Reading the page above it is clear how varied our experiences are, yet how we share our desire to give a better life to our children than the one we had. There is a strong element of concern about the problems of today's world and how difficult it is for young people to buy a home and raise a family. I agree totally that this is an awful worry and a burden we would never have wished upon our children. My children are old enough to have started married life and families just a few years ahead of the terrible money constrictions, with the exception of University fees.
It is very clear that the hardships either we or our children have suffered are the greatest influence on how we feel in our relationship between the generations. Like Westiegran I am in a wheelchair, I do like her advice. GabriellaG has a family of which she is justifiably proud, I would agree that "It's down to luck" and I agree that money management does help, but my life was dire and I worked and worked and never squandered a penny, yet was married to a man who was simply cruel and kept us in poverty as a means of control. So, sometimes even money is out of your control when you are married. I did obtain a Legal Separation, but that did not really help the children, either way it was not good news.
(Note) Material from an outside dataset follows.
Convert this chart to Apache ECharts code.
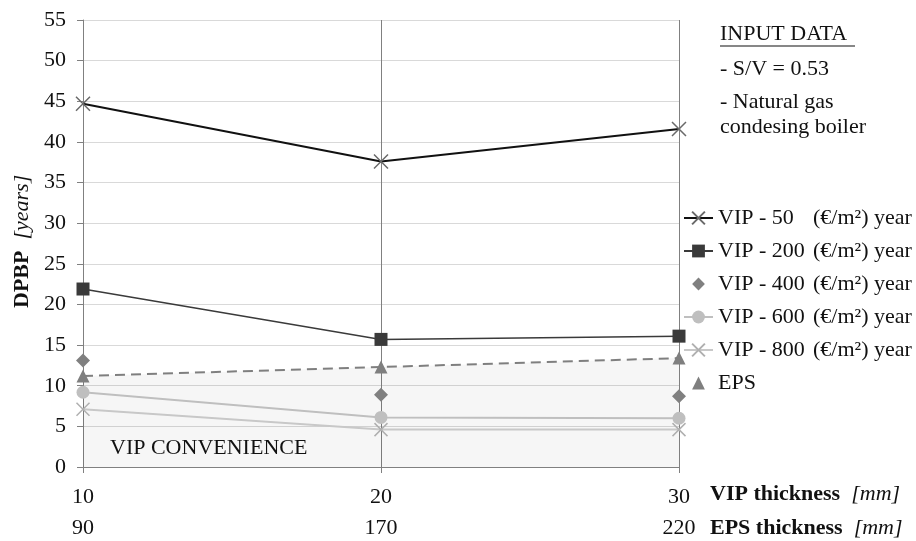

So when you advise people to take a holiday, or say how good it is to be free of a mortgage and have no debts now you are retired, please remember, not everyone's life has been the same as yours. I have had to try and make some adaptations in my house for my wheelchair, for example. The builder took the money and didn't do the work. But he damaged the house. Trading Standards say I have to take him to court. I have no money to do that. My children do not understand. You see? Life is not the same for us all.